Am Anfang waren es nur Damen, die sich zur gemeinsamen Ertüchtigung zusammengefunden hatten, mittlerweile sind auch Männer dabei. Zum Beispiel Herbert Brasse (68), der auf Anregung seiner Frau Ingrid - mit 66 Jahren die Jüngste in der Riege - gefolgt ist. Beide wohnen mittlerweile in Nellingen, ebenso wie Hedi Schaub, die mit ihrem Mann lange Jahre die Hausmeisterdienste an der Zollberg-Realschule verrichtet hat. Sie kommen trotzdem. „Man tut was und die Gruppe macht Spaß“, sagt Brasse.

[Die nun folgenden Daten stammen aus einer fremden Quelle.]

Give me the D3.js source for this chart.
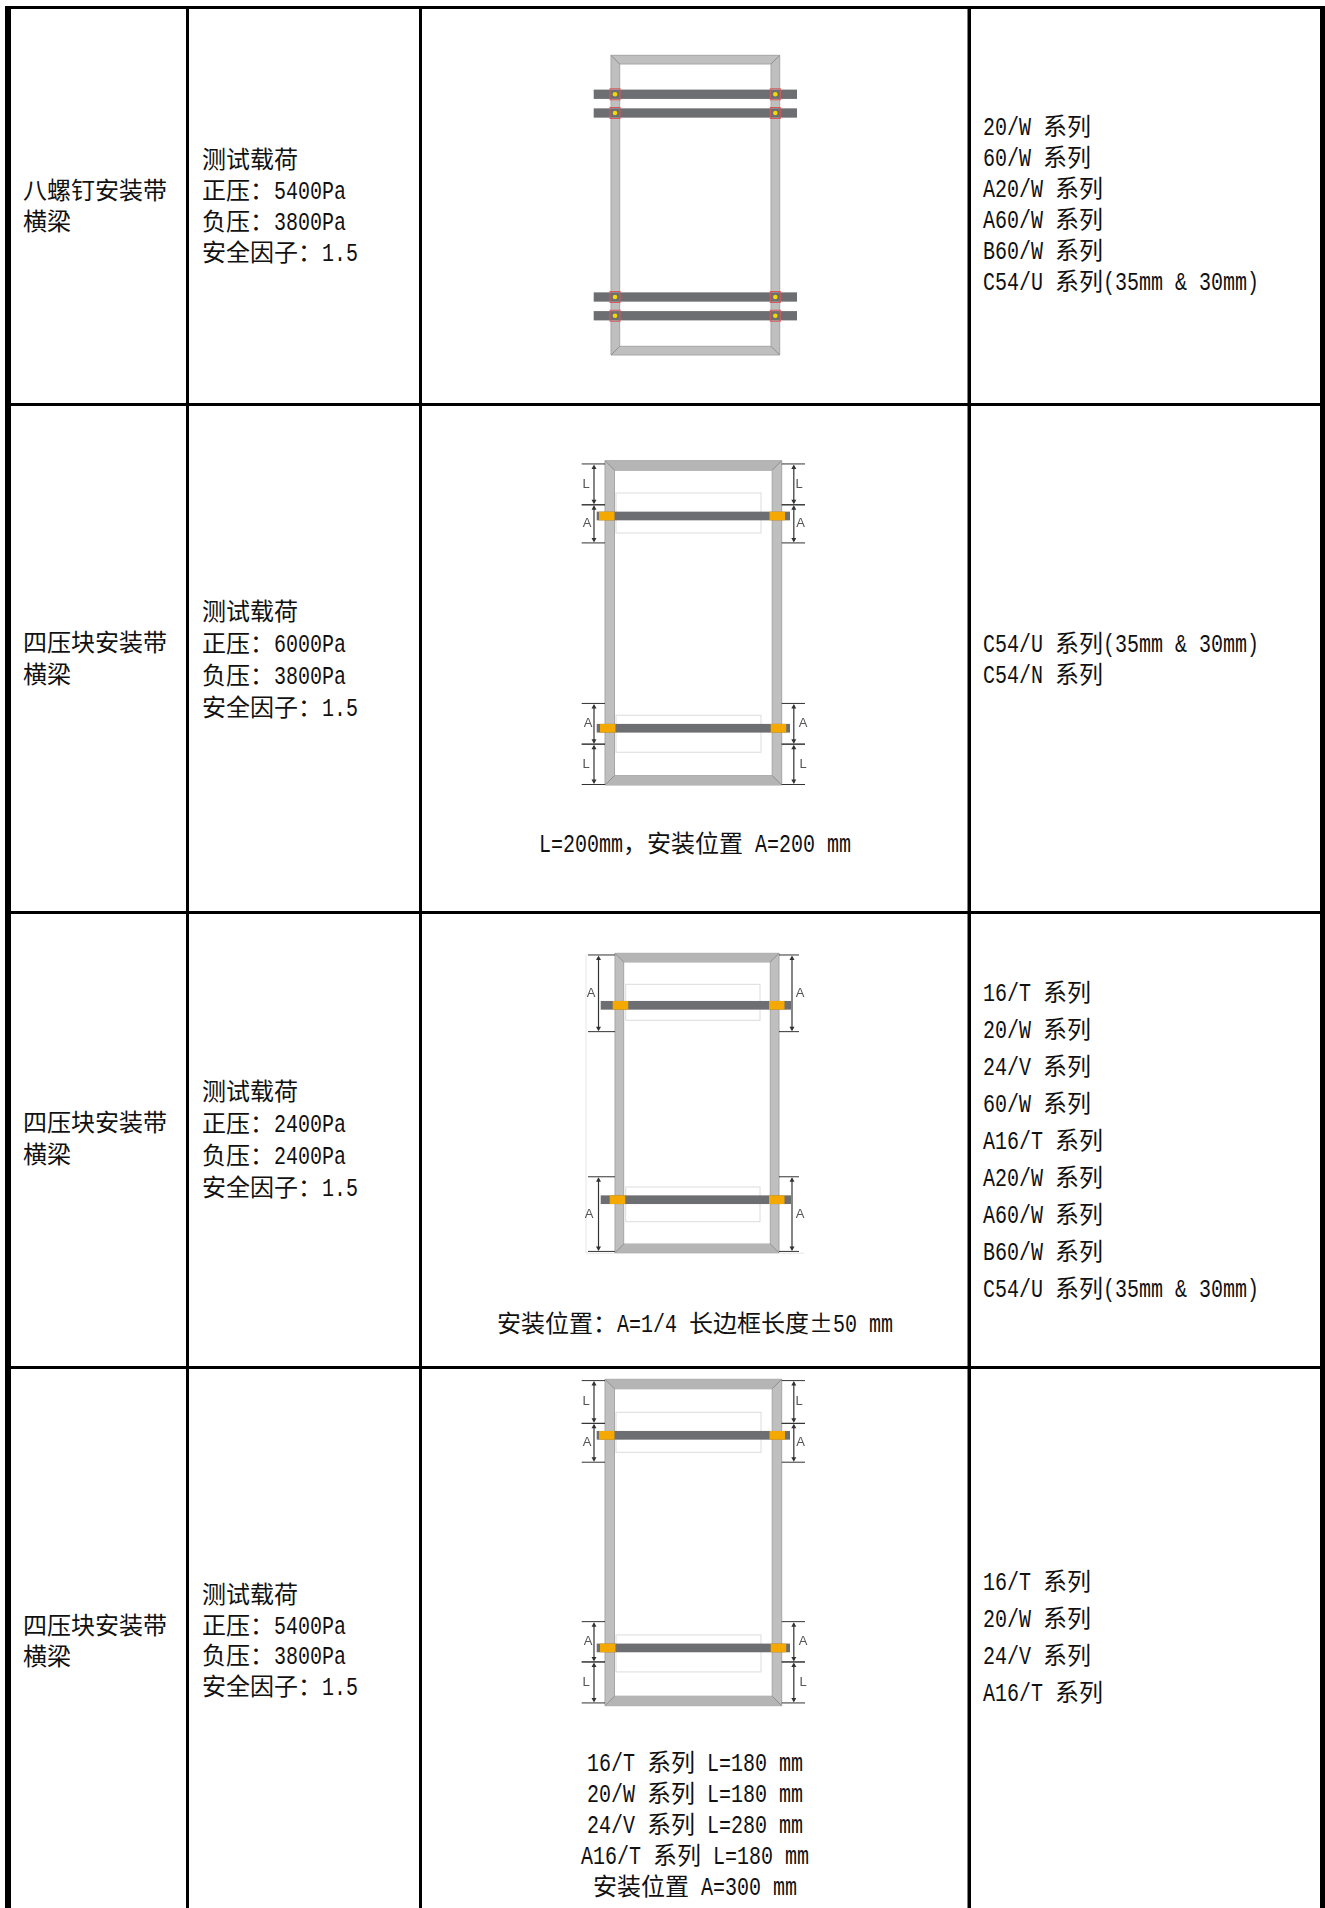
<!DOCTYPE html>
<html>
<head>
<meta charset="utf-8">
<script src="https://cdnjs.cloudflare.com/ajax/libs/d3/7.8.5/d3.min.js"></script>
<style>
  html, body { margin: 0; padding: 0; background: #fff; }
  svg { display: block; }
  text { white-space: pre; fill: #111; }
</style>
</head>
<body>
<svg id="chart" width="1325" height="1908"></svg>
<script>
// table content
var mountTypes = ["八螺钉安装带", "四压块安装带", "四压块安装带", "四压块安装带"];
var mountSuffix = ["横梁", "横梁", "横梁", "横梁"];
var positivePressure = [5400, 6000, 2400, 5400];
var negativePressure = [3800, 3800, 2400, 3800];
var safetyFactor = ["1.5", "1.5", "1.5", "1.5"];

var seriesRow1 = ["20/W 系列", "60/W 系列", "A20/W 系列", "A60/W 系列", "B60/W 系列", "C54/U 系列(35mm & 30mm)"];
var seriesRow2 = ["C54/U 系列(35mm & 30mm)", "C54/N 系列"];
var seriesRow3 = ["16/T 系列", "20/W 系列", "24/V 系列", "60/W 系列", "A16/T 系列", "A20/W 系列", "A60/W 系列", "B60/W 系列", "C54/U 系列(35mm & 30mm)"];
var seriesRow4 = ["16/T 系列", "20/W 系列", "24/V 系列", "A16/T 系列"];

var captionRow2 = ["L=200mm，安装位置 A=200 mm"];
var captionRow3 = ["安装位置：A=1/4 长边框长度±50 mm"];
var captionRow4 = ["16/T 系列 L=180 mm", "20/W 系列 L=180 mm", "24/V 系列 L=280 mm", "A16/T 系列 L=180 mm", "安装位置 A=300 mm"];

// positions along the long frame edge, 0 = top of frame, 1 = bottom
var railsRow1 = [0.130, 0.1925, 0.8065, 0.869];
var railsRow2 = [0.1705, 0.825];
var railsRow3 = [0.1737, 0.823];
var railsRow4 = [0.1716, 0.823];

var dimsRow2 = [["L", 0.01, 0.136], ["A", 0.136, 0.2535], ["A", 0.7485, 0.874], ["L", 0.874, 0.9985]];
var dimsRow3 = [["A", 0.0056, 0.2617], ["A", 0.7464, 0.9957]];
var dimsRow4 = [["L", 0.004, 0.135], ["A", 0.135, 0.254], ["A", 0.7425, 0.866], ["L", 0.866, 0.9915]];

var svg = d3.select("#chart");
var width = +svg.attr("width"),
    height = +svg.attr("height");

var CJK_W = 24, LATIN_W = 12;
var CJK_FONT = "'Noto Sans CJK SC'";
var LATIN_FONT = "'Liberation Mono'";

// grid lines of the table: [start, end] of each black rule
var colRules = [[5, 11], [186, 189], [419, 422], [967.5, 971], [1320, 1325]];
var rowRules = [[6, 9], [403, 406], [911, 914], [1366, 1369]];

var grid = svg.append("g");
grid.selectAll(".col").data(colRules).enter().append("rect")
    .attr("x", function(d) { return d[0]; })
    .attr("y", 6)
    .attr("width", function(d) { return d[1] - d[0]; })
    .attr("height", height - 6)
    .attr("fill", "#000");
grid.selectAll(".row").data(rowRules).enter().append("rect")
    .attr("x", 5)
    .attr("y", function(d) { return d[0]; })
    .attr("width", width - 5)
    .attr("height", function(d) { return d[1] - d[0]; })
    .attr("fill", "#000");

function runs(str) {
  return str.match(/[\x00-\x7f]+|[^\x00-\x7f]+/g);
}

function lineWidth(str) {
  return d3.sum(runs(str), function(r) {
    return r.charCodeAt(0) < 128 ? r.length * LATIN_W : r.length * CJK_W;
  });
}

// draw one line on the half/full width cell grid of the original font
function textLine(parent, str, x, y, centered) {
  var cx = centered ? x - lineWidth(str) / 2 : x;
  var t = parent.append("text").attr("y", y);
  runs(str).forEach(function(r) {
    var latin = r.charCodeAt(0) < 128;
    var w = r.length * (latin ? LATIN_W : CJK_W);
    t.append("tspan")
        .attr("x", cx)
        .attr("textLength", w)
        .attr("lengthAdjust", "spacingAndGlyphs")
        .style("font-family", latin ? LATIN_FONT : CJK_FONT)
        .style("font-size", latin ? "25px" : "23.6px")
        .text(r);
    cx += w;
  });
}

var textLayer = svg.append("g");
var COL1_X = 23, COL2_X = 202, COL3_CX = 695, COL4_X = 983;

// first baseline and line step per row
var titleY = [199, 651, 1131, 1634];
var titleStep = [31, 32, 32, 30.5];
var loadY = [168, 620, 1100, 1603];
var loadStep = [31, 32, 32, 30.7];
var seriesY = [135, 652, 1001, 1590];
var seriesStep = [31, 31, 37, 37];
var seriesRows = [seriesRow1, seriesRow2, seriesRow3, seriesRow4];

mountTypes.forEach(function(name, i) {
  textLine(textLayer, name, COL1_X, titleY[i]);
  textLine(textLayer, mountSuffix[i], COL1_X, titleY[i] + titleStep[i]);

  textLine(textLayer, "测试载荷", COL2_X, loadY[i]);
  textLine(textLayer, "正压：" + positivePressure[i] + "Pa", COL2_X, loadY[i] + loadStep[i]);
  textLine(textLayer, "负压：" + negativePressure[i] + "Pa", COL2_X, loadY[i] + 2 * loadStep[i]);
  textLine(textLayer, "安全因子：" + safetyFactor[i], COL2_X, loadY[i] + 3 * loadStep[i]);

  seriesRows[i].forEach(function(s, j) {
    textLine(textLayer, s, COL4_X, seriesY[i] + j * seriesStep[i]);
  });
});

textLine(textLayer, captionRow2[0], COL3_CX, 852, true);
textLine(textLayer, captionRow3[0], COL3_CX, 1332, true);
captionRow4.forEach(function(c, j) {
  textLine(textLayer, c, COL3_CX, 1771 + j * 31, true);
});

// module diagrams, slightly soft like the scanned pictures
var defs = svg.append("defs");
defs.append("filter").attr("id", "soft")
    .attr("x", "-5%").attr("y", "-5%").attr("width", "110%").attr("height", "110%")
  .append("feGaussianBlur").attr("stdDeviation", 0.55);

function drawFrame(g, f) {
  var x0 = f.x0, x1 = f.x1, y0 = f.y0, y1 = f.y1, t = f.thick;
  g.append("path")
      .attr("d", "M" + x0 + "," + y0 + "H" + x1 + "V" + y1 + "H" + x0 + "Z" +
                 "M" + (x0 + t) + "," + (y0 + t) + "H" + (x1 - t) + "V" + (y1 - t) + "H" + (x0 + t) + "Z")
      .attr("fill", "#bfbfbf")
      .attr("fill-rule", "evenodd")
      .attr("stroke", "#a6a6a6")
      .attr("stroke-width", 1);
  if (f.capFill) {
    var caps = [[[x0, y0], [x1, y0], [x1 - t, y0 + t], [x0 + t, y0 + t]],
                [[x0, y1], [x1, y1], [x1 - t, y1 - t], [x0 + t, y1 - t]]];
    g.selectAll(".cap").data(caps).enter().append("path")
        .attr("d", function(d) { return d3.line()(d) + "Z"; })
        .attr("fill", f.capFill);
  }
  var miters = [[x0, y0, x0 + t, y0 + t], [x1, y0, x1 - t, y0 + t], [x0, y1, x0 + t, y1 - t], [x1, y1, x1 - t, y1 - t]];
  g.selectAll(".miter").data(miters).enter().append("line")
      .attr("x1", function(d) { return d[0]; })
      .attr("y1", function(d) { return d[1]; })
      .attr("x2", function(d) { return d[2]; })
      .attr("y2", function(d) { return d[3]; })
      .attr("stroke", "#8f8f8f")
      .attr("stroke-width", 1);
}

function drawRails(g, f, rails, y) {
  g.selectAll(".rail").data(rails).enter().append("rect")
      .attr("x", f.railX0)
      .attr("y", function(d) { return y(d) - f.railH / 2; })
      .attr("width", f.railX1 - f.railX0)
      .attr("height", f.railH)
      .attr("fill", "#6d6e71");
}

function drawBolts(g, f, rails, y) {
  var xs = [f.boltL, f.boltR];
  xs.forEach(function(bx) {
    g.selectAll(null).data(rails).enter().append("rect")
        .attr("x", bx - 5)
        .attr("y", function(d) { return y(d) - 5.5; })
        .attr("width", 10)
        .attr("height", 11)
        .attr("fill", "none")
        .attr("stroke", "#d9595c")
        .attr("stroke-width", 1);
    g.selectAll(null).data(rails).enter().append("circle")
        .attr("cx", bx)
        .attr("cy", function(d) { return y(d); })
        .attr("r", 2.3)
        .attr("fill", "#f2d900");
  });
}

function drawModules(g, f, rails, y) {
  rails.forEach(function(r, i) {
    g.append("rect")
        .attr("x", f.modX0)
        .attr("y", y(r) + f.modTop[i])
        .attr("width", f.modX1 - f.modX0)
        .attr("height", f.modH[i])
        .attr("fill", "none")
        .attr("stroke", "#dcdcdc")
        .attr("stroke-width", 1);
  });
}

function drawClamps(g, f, rails, y) {
  rails.forEach(function(r, i) {
    f.clamps[i].forEach(function(cx) {
      g.append("rect")
          .attr("x", cx)
          .attr("y", y(r) - f.railH / 2)
          .attr("width", 15.5)
          .attr("height", f.railH)
          .attr("fill", "#f5a800");
    });
  });
}

function drawDims(g, f, dims, y) {
  var sides = [
    { x: f.dimL, a: f.tickL0, b: f.x0, lab: f.labL },
    { x: f.dimR, a: f.x1, b: f.tickR1, lab: f.labR }
  ];
  sides.forEach(function(s) {
    dims.forEach(function(d, i) {
      [d[1], d[2]].forEach(function(v) {
        g.append("line")
            .attr("x1", s.a).attr("x2", s.b)
            .attr("y1", y(v)).attr("y2", y(v))
            .attr("stroke", "#333").attr("stroke-width", 1);
      });
      g.append("line")
          .attr("x1", s.x).attr("x2", s.x)
          .attr("y1", y(d[1]) + 2).attr("y2", y(d[2]) - 2)
          .attr("stroke", "#333").attr("stroke-width", 1.2);
      // arrow heads
      g.append("path")
          .attr("d", d3.line()([[s.x - 2.5, y(d[1]) + 5], [s.x, y(d[1]) + 0.5], [s.x + 2.5, y(d[1]) + 5]]) + "Z")
          .attr("fill", "#333");
      g.append("path")
          .attr("d", d3.line()([[s.x - 2.5, y(d[2]) - 5], [s.x, y(d[2]) - 0.5], [s.x + 2.5, y(d[2]) - 5]]) + "Z")
          .attr("fill", "#333");
      g.append("text")
          .attr("x", s.lab[i])
          .attr("y", (y(d[1]) + y(d[2])) / 2 + 3.5)
          .attr("text-anchor", "middle")
          .style("font-family", "'Liberation Sans'")
          .style("font-size", "13px")
          .style("fill", "#555")
          .text(d[0]);
    });
  });
}

var panels = [
  { rails: railsRow1, dims: null, x0: 611, x1: 779.7, y0: 55.3, y1: 355, thick: 8.7,
    railX0: 593.7, railX1: 797, railH: 9.3, boltL: 615, boltR: 775.3 },
  { rails: railsRow2, dims: dimsRow2, x0: 605, x1: 781.7, y0: 460.7, y1: 785, thick: 9.5, capFill: "#b5b5b5",
    railX0: 596.7, railX1: 790, railH: 8.7, clamps: [[599, 769.5], [600, 770.7]],
    modX0: 616, modX1: 761, modTop: [-23, -13], modH: [40, 37],
    dimL: 594, dimR: 793.8, tickL0: 581.7, tickR1: 805,
    labL: [586, 587, 588, 586], labR: [799, 800.7, 803, 803] },
  { rails: railsRow3, dims: dimsRow3, x0: 615, x1: 779, y0: 953.3, y1: 1252.7, thick: 8.7, capFill: "#b5b5b5",
    railX0: 600.7, railX1: 791, railH: 8.7, clamps: [[612.7, 769], [609.7, 769]],
    modX0: 625.7, modX1: 760, modTop: [-21, -12.7], modH: [36, 34.7],
    dimL: 598.5, dimR: 792, tickL0: 588, tickR1: 799,
    labL: [591, 589], labR: [800, 800], ghost: 586 },
  { rails: railsRow4, dims: dimsRow4, x0: 605, x1: 781.7, y0: 1379.3, y1: 1705.7, thick: 9.5, capFill: "#b5b5b5",
    railX0: 596.7, railX1: 790, railH: 8.7, clamps: [[599, 769.5], [600, 770.7]],
    modX0: 616, modX1: 761, modTop: [-23, -13], modH: [40, 37],
    dimL: 594, dimR: 793.8, tickL0: 581.7, tickR1: 805,
    labL: [586, 587, 588, 586], labR: [799, 800.7, 803, 803] }
];

panels.forEach(function(f) {
  var y = d3.scaleLinear().domain([0, 1]).range([f.y0, f.y1]);
  var g = svg.append("g").attr("filter", "url(#soft)");
  if (f.ghost) {
    // faint edge of the pasted picture
    g.append("path")
        .attr("d", "M" + f.ghost + "," + (f.y0 + 1) + "V" + (f.y1 + 0.5) + "H" + (f.x1 + 25))
        .attr("fill", "none")
        .attr("stroke", "#e6e6e6")
        .attr("stroke-width", 1);
  }
  if (f.modX0) drawModules(g, f, f.rails, y);
  drawFrame(g, f);
  drawRails(g, f, f.rails, y);
  if (f.clamps) drawClamps(g, f, f.rails, y);
  if (f.boltL) drawBolts(g, f, f.rails, y);
  if (f.dims) drawDims(g, f, f.dims, y);
});
</script>
</body>
</html>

Mit 30 Jahren bringt die 80-jährige Charlotte Smieszkol nach Leiterin Ziehfreund die längste Gruppenzugehörigkeit mit. „Am Anfang kannte ich hier im Stadtteil niemanden, mittlerweile kenne ich dank der Gruppe den halben Zollberg.“ Und Manfred Trause ist mit 90 Lenzen derzeit der älteste Teilnehmer. Eines beschäftigt die Gruppe allerdings schon: Wo kann sie sich künftig fit halten, wenn die Kirche den großen Saal unter dem Kindergarten aufgibt und sich das Gemeindeleben künftig unter der Christuskirche abspielen soll? Wird sie dort genug Bewegungsfreiheit haben?